In 1914, Zande was brought to Pine Mountain Settlement School to construct the schools stone reservoir. He also helped to build the chapel at the school. After the schools completion, Zande stayed at the school teaching stone masonry to people in the area and helping to construct many buildings located on the schools campus.

Zande gained full U.S. citizenship in 1917. On April 10, 1918, he married Ethel de Long, co-founder of Pine Mountain Settlement School. The couple had two children, Alberto, born in 1919, and Elena, who they adopted in 1923.

Zande built a cottage at the school for him and his family to live in, which came to be known as the Zande House and is still in use at the school today.

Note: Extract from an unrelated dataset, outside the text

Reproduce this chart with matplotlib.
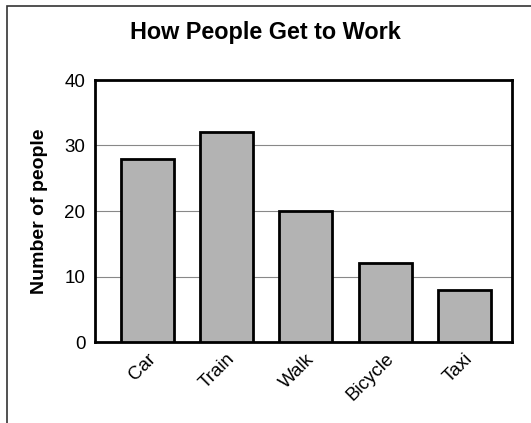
import matplotlib
matplotlib.use("Agg")
import matplotlib.pyplot as plt
from matplotlib.patches import Rectangle

modes = ["Car", "Train", "Walk", "Bicycle", "Taxi"]
people = [28, 32, 20, 12, 8]
y_ticks = [0, 10, 20, 30, 40]

plt.rcParams["font.family"] = ["Liberation Sans", "DejaVu Sans"]

fig = plt.figure(figsize=(5.31, 4.23), dpi=100)
ax = fig.add_axes([95 / 531, 81 / 423, 417 / 531, 262 / 423])

# outer frame of the worksheet box (runs off the right and bottom edges)
fig.patches.append(Rectangle((7 / 531, -0.05), 1.0, 1 - 6 / 423 + 0.05,
                             transform=fig.transFigure, fill=False,
                             edgecolor="#333333", linewidth=1.2))

x = range(len(modes))
ax.bar(x, people, width=0.67, color="#b3b3b3", edgecolor="black",
       linewidth=2, zorder=3)

ax.set_xlim(-0.66, 4.6)
ax.set_ylim(0, 40)
ax.set_yticks(y_ticks)
ax.set_yticklabels([str(t) for t in y_ticks], fontsize=13.5)
ax.set_xticks(list(x))
ax.set_xticklabels(modes, rotation=45, ha="right", rotation_mode="anchor",
                   fontsize=13.5)
ax.tick_params(axis="y", length=0, pad=7)
ax.tick_params(axis="x", length=0, pad=6)
ax.yaxis.grid(True, color="#888888", linewidth=0.8, zorder=0)
for s in ax.spines.values():
    s.set_linewidth(2)

ax.set_ylabel("Number of people", fontsize=14, fontweight="bold", labelpad=12)
fig.text(0.5, 1 - 33 / 423, "How People Get to Work", ha="center",
         va="center", fontsize=16.8, fontweight="bold")

fig.savefig("out.png", dpi=100)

Zande sold his home to the school in May 1928, three months after the death of his wife, Ethel. He left Kentucky in late June 1928, and spent the next several months in Wilmington, Delaware, possibly with family members.

In October 1928, Zande left Wilmington and moved to Asheville, North Carolina, where he started a job with the American Enka Company. He also worked as a civil engineer and builder, using the skills he honed while at Pine Mountain.

In 1930, Zande married Caroline Heinz, a former secretary and housemother at Pine Mountain Settlement School.

Zande died on December 13, 1957, in Asheville, North Carolina.

In 1991, Pine Mountain Settlement School was added to the National Register of Historic Places. Zande is listed along with Mary Rockwell Hook, as the architect and builder of the school.